(Objective) Extract the full listing verbatim and drop any pictures from your copy.

(Dataset extract)
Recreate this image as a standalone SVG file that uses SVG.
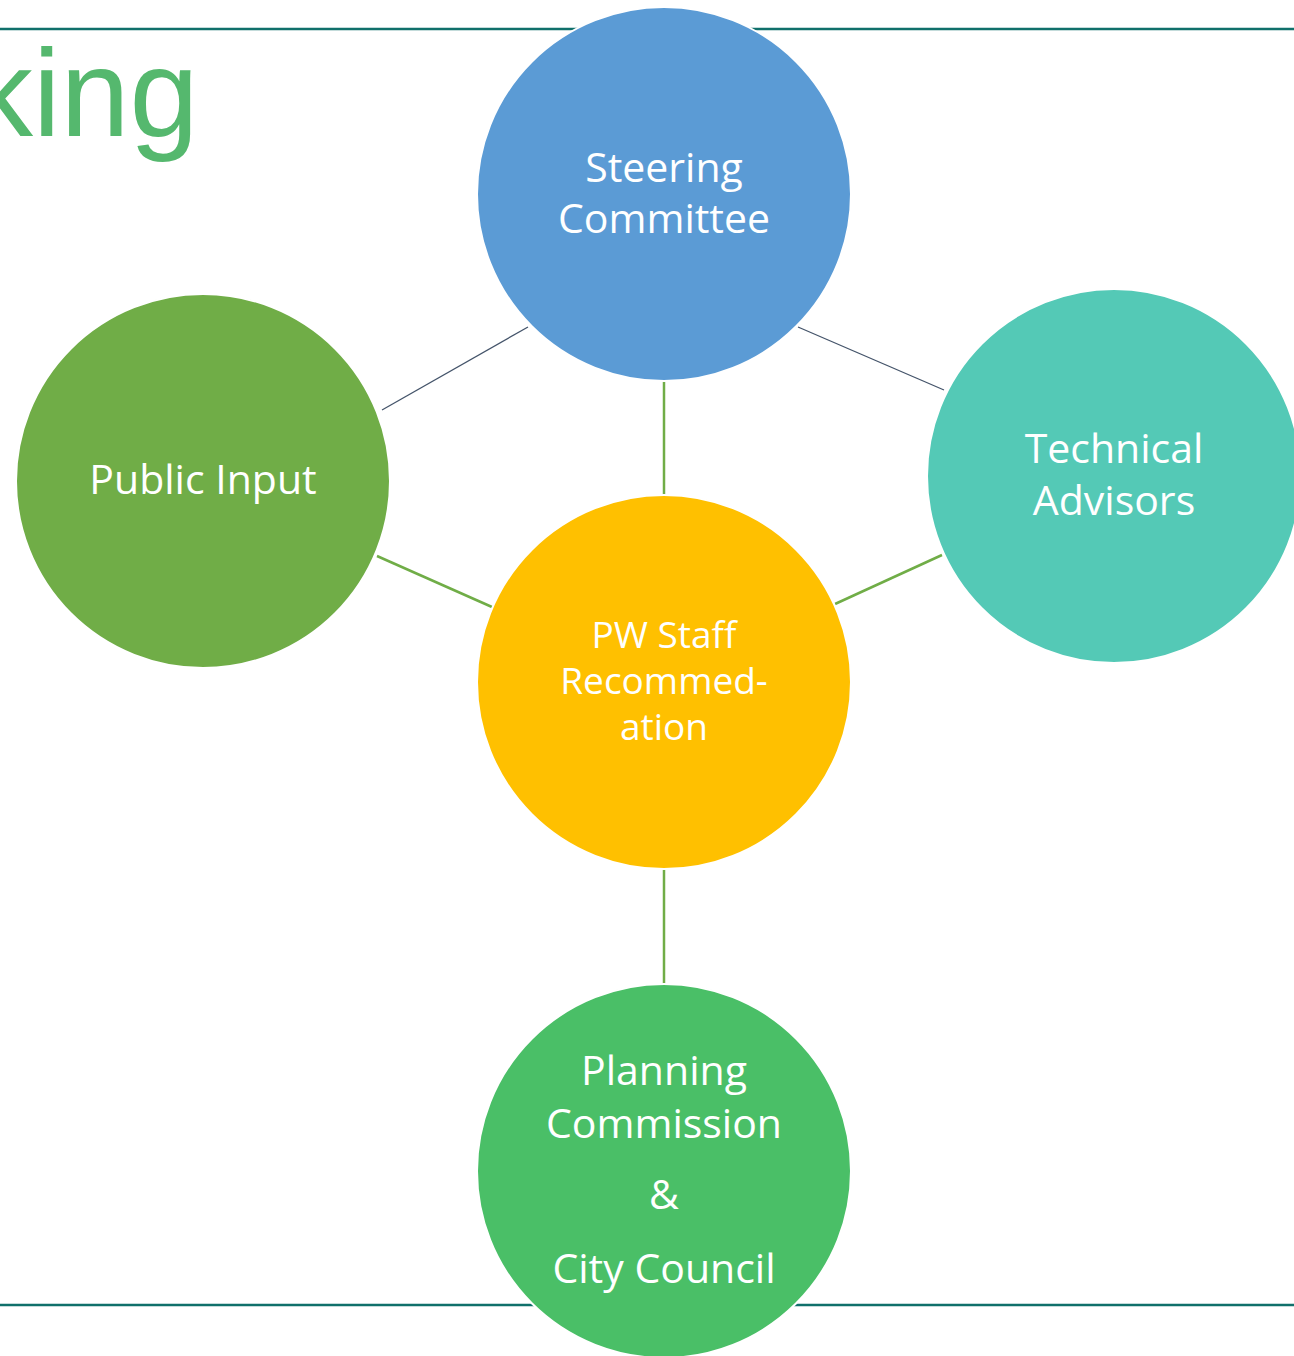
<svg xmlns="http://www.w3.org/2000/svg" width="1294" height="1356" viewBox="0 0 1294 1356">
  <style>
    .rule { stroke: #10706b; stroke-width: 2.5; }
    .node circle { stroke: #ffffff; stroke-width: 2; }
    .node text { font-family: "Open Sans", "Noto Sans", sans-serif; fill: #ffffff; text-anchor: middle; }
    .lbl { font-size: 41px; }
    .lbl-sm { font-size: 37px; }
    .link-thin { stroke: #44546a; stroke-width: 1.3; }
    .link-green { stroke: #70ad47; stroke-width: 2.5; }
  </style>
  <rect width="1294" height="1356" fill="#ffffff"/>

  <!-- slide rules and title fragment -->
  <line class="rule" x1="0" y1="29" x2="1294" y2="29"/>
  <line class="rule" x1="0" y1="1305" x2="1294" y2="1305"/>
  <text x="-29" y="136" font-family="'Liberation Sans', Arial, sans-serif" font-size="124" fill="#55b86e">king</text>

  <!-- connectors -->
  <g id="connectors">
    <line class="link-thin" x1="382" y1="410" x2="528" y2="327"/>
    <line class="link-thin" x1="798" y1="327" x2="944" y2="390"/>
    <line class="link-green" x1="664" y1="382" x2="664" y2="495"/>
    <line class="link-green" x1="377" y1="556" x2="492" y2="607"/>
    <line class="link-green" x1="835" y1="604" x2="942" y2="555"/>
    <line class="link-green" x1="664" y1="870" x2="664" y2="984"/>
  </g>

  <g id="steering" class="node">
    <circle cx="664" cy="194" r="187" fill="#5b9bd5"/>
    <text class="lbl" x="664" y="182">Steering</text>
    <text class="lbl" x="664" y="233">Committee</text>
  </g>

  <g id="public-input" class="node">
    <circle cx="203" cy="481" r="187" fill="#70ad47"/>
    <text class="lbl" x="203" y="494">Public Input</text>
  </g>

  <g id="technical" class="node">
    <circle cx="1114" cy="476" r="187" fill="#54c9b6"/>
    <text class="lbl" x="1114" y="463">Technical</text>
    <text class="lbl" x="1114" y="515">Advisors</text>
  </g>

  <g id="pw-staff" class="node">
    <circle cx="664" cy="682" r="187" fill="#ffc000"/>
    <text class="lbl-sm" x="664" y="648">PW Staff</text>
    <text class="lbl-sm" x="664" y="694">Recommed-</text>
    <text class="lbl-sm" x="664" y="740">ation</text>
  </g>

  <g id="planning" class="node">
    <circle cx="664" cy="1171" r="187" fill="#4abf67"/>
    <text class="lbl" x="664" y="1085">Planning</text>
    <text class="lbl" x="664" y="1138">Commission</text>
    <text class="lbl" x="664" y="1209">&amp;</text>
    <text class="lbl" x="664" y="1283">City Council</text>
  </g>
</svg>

(Task answer)
Recreate this image as a standalone SVG file that uses SVG.
<svg xmlns="http://www.w3.org/2000/svg" width="1294" height="1356" viewBox="0 0 1294 1356">
  <style>
    .rule { stroke: #10706b; stroke-width: 2.5; }
    .node circle { stroke: #ffffff; stroke-width: 2; }
    .node text { font-family: "Open Sans", "Noto Sans", sans-serif; fill: #ffffff; text-anchor: middle; }
    .lbl { font-size: 41px; }
    .lbl-sm { font-size: 37px; }
    .link-thin { stroke: #44546a; stroke-width: 1.3; }
    .link-green { stroke: #70ad47; stroke-width: 2.5; }
  </style>
  <rect width="1294" height="1356" fill="#ffffff"/>

  <!-- slide rules and title fragment -->
  <line class="rule" x1="0" y1="29" x2="1294" y2="29"/>
  <line class="rule" x1="0" y1="1305" x2="1294" y2="1305"/>
  <text x="-29" y="136" font-family="'Liberation Sans', Arial, sans-serif" font-size="124" fill="#55b86e">king</text>

  <!-- connectors -->
  <g id="connectors">
    <line class="link-thin" x1="382" y1="410" x2="528" y2="327"/>
    <line class="link-thin" x1="798" y1="327" x2="944" y2="390"/>
    <line class="link-green" x1="664" y1="382" x2="664" y2="495"/>
    <line class="link-green" x1="377" y1="556" x2="492" y2="607"/>
    <line class="link-green" x1="835" y1="604" x2="942" y2="555"/>
    <line class="link-green" x1="664" y1="870" x2="664" y2="984"/>
  </g>

  <g id="steering" class="node">
    <circle cx="664" cy="194" r="187" fill="#5b9bd5"/>
    <text class="lbl" x="664" y="182">Steering</text>
    <text class="lbl" x="664" y="233">Committee</text>
  </g>

  <g id="public-input" class="node">
    <circle cx="203" cy="481" r="187" fill="#70ad47"/>
    <text class="lbl" x="203" y="494">Public Input</text>
  </g>

  <g id="technical" class="node">
    <circle cx="1114" cy="476" r="187" fill="#54c9b6"/>
    <text class="lbl" x="1114" y="463">Technical</text>
    <text class="lbl" x="1114" y="515">Advisors</text>
  </g>

  <g id="pw-staff" class="node">
    <circle cx="664" cy="682" r="187" fill="#ffc000"/>
    <text class="lbl-sm" x="664" y="648">PW Staff</text>
    <text class="lbl-sm" x="664" y="694">Recommed-</text>
    <text class="lbl-sm" x="664" y="740">ation</text>
  </g>

  <g id="planning" class="node">
    <circle cx="664" cy="1171" r="187" fill="#4abf67"/>
    <text class="lbl" x="664" y="1085">Planning</text>
    <text class="lbl" x="664" y="1138">Commission</text>
    <text class="lbl" x="664" y="1209">&amp;</text>
    <text class="lbl" x="664" y="1283">City Council</text>
  </g>
</svg>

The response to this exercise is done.